Economics Magazine

Rand Paul Forces Obama Administration To Answer With 'No' - Update: Rand Paul Responds

Posted on the 07 March 2013 by Susanduclos @SusanDuclos

By Susan Duclos
After a 13 hour talking filibuster and public support from the left, right and center, Senator Rand Paul and others that joined with him, managed to apply enough pressure on the Obama administration to finally receive an answer to whether Obama has authority to kill an American on U.S. soil in a non-combat situation.
From AG Eric Holder, via  White House mouthpiece Jay Carney "The answer is no."
Then Carney adds "“if the United States were under attack, there were an imminent threat,” the president has the authority to protect the country from that assault.."
One has to wonder why it took so long, a 13 hour filibuster, an explosion of support for the questions and demands for an answer from the Obama administration on social media, a petition on the White House website, countless articles and  hours of television time, to get that very simply answer?
Should Senator Paul now followup with a request for an official definition from the Obama administration as to what they consider a "combat situation" on American soil to be?
[Update] Paul responds:

"Hooray!" Paul responded, when read the letter for the first time during an interview with Fox News. "For 13 hours yesterday, we asked him that question, so there is a result and a victory.
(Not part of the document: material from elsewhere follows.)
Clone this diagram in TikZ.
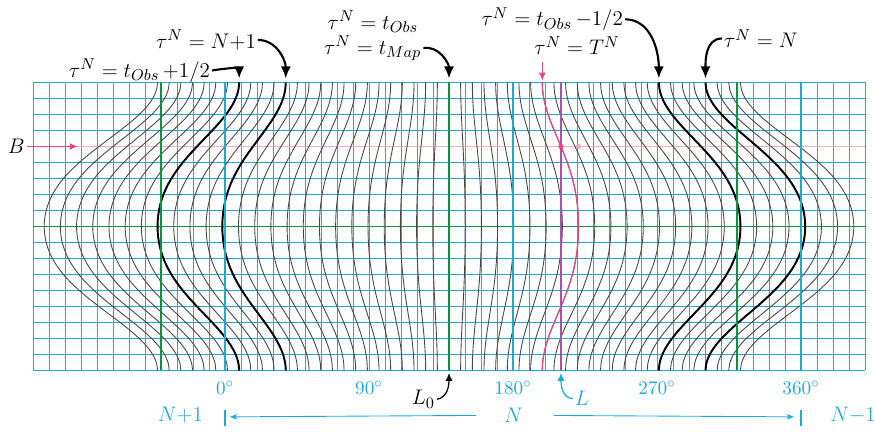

Under duress and under public humiliation, the White House will respond and do the right thing." 

But on Thursday afternoon, Holder sent a terse letter to Paul that said: "It has come to my attention that you have now asked an additional question: 'Does the President have the authority to use a weaponized drone to kill an American not engaged in combat on American soil?' The answer to that question is no."
In response, Paul said Thursday that "we're proud to announce that the president is not going to kill unarmed Americans on American soil." He later took to the floor to promote the attorney general's response, before the Senate moved to vote on Brennan.